Nous sentons bien qu’il nous manque quelque chose. Les Français cherchent leur force perdue, ils voudraient tellement l’exercer. Mais l’usage de la force est absurde car la nature du monde est liquide, plus on cogne, plus le monde durcit, plus on le frappe fort, plus il résiste, et si l’on frappe encore davantage, on s’y écrase. Notre force même produit la résistance. On peut, bien sûr, rêver de tout détruire. C’est l’aboutissement rêvé de la force.
La Nouvelle-Calédonie n’existe pas dans la France, elle n’existe que pour elle-même. La France elle aussi, n’existe que pour elle-même. Ceux qui vous diront le contraire vous mentent. On ne revient pas en arrière, nulle part.
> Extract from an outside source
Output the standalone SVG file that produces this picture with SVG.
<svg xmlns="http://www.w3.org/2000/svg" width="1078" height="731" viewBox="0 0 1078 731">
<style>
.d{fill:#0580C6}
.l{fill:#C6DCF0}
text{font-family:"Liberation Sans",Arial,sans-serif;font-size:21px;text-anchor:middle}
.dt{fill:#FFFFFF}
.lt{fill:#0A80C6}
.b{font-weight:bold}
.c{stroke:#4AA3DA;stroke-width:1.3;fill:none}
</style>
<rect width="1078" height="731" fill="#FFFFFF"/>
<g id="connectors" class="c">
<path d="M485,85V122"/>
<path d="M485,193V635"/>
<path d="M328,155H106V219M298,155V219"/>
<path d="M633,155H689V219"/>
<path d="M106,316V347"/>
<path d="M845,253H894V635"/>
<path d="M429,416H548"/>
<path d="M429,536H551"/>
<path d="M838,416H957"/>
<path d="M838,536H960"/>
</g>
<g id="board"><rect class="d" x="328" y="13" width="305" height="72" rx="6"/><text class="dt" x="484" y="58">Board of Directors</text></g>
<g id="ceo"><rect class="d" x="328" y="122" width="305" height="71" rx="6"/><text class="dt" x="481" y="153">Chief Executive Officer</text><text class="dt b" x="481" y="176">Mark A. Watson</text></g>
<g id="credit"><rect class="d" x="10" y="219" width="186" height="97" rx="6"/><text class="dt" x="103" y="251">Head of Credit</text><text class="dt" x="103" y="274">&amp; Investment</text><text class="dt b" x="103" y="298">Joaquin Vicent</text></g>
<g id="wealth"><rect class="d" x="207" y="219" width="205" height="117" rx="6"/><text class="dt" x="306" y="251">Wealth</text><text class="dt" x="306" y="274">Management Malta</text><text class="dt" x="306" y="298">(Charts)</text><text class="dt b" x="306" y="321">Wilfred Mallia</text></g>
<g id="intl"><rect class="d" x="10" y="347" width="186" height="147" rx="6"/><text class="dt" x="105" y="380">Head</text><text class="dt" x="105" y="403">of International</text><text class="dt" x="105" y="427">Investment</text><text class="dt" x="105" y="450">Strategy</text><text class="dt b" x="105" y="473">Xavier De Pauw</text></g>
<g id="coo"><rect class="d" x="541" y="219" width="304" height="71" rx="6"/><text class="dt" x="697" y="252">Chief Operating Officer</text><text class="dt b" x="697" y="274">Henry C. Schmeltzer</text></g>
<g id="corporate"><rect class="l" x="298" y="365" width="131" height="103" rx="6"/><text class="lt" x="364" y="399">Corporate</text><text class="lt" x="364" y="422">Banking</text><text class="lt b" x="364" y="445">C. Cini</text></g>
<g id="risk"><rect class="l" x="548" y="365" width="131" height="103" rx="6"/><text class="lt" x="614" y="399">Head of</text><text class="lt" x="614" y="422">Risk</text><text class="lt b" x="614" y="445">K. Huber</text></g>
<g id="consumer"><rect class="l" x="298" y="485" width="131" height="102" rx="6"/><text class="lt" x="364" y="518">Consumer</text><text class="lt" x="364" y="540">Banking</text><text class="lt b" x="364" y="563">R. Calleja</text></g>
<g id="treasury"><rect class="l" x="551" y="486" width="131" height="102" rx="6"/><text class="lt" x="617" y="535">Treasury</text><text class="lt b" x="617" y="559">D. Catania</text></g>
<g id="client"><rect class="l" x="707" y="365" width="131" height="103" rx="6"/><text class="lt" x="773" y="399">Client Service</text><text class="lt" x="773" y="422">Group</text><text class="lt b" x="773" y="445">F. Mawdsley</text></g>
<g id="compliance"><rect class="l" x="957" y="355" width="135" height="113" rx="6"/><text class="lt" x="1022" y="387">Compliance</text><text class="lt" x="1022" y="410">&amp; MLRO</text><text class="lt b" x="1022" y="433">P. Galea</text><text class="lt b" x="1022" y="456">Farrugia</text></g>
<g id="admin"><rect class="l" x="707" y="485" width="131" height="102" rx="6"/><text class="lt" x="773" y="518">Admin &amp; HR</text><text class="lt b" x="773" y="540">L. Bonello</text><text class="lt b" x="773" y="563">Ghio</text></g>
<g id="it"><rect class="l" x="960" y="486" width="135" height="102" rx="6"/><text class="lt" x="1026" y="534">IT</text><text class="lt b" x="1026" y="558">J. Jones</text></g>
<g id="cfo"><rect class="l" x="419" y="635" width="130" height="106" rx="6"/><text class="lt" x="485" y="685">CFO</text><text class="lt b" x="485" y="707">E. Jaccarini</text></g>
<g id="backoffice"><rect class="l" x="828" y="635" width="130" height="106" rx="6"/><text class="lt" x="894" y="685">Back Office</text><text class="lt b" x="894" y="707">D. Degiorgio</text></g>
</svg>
Ici ce ne sera jamais la France, ce n’est pas grave, ce serait bien que ce soit plus.
Quand est-ce que la Nouvelle-Calédonie aura sa propre constitution écrite par un comité de 1000 citoyens tirés au hasard puis rédigée avec l’aide d’un comité de 25 législateurs ? Avec des soumissions régulières au peuple sur les réseaux sociaux ? L’Islande est en train de faire exactement ça, demandons-leur le mode d’emploi.
Combien de temps encore faudra-t-il au peuple calédonien pour vivre dans le présent ? Pour comprendre qu’il est maître de son destin et qu’il ne doit compter que sur lui-même ? On ne change pas le passé, ni petit ni grand, ni douloureux ni exaltant.
La perfusion de l’état a assez durée, l’économie de comptoir doit être abolie comme les ententes commerciales, les kanak doivent s’éveiller au monde et assumer la modernité qu’il impose, les Français expatriés doivent avoir un statut légal, il faut en terminer avec le ressentiment qui empêche tout avancée.
La répartition des richesses dans un pays en développement ne doit pas être un sujet tabou, ni l’évasion fiscale, cela doit être contrôlé. Les rites et les lieux doivent s’ouvrir et rassembler au-delà des différences. Si personne ne prend ses responsabilités, c’est l’avenir de l’île qui s’effondrera par la force. Une force qui sera interne et nombriliste ou une force étrangère militaire, industrielle ou commerciale, anglo-saxonne ou chinoise, une force qui viendra détruire tout ce qui est beau ici sous le ciel.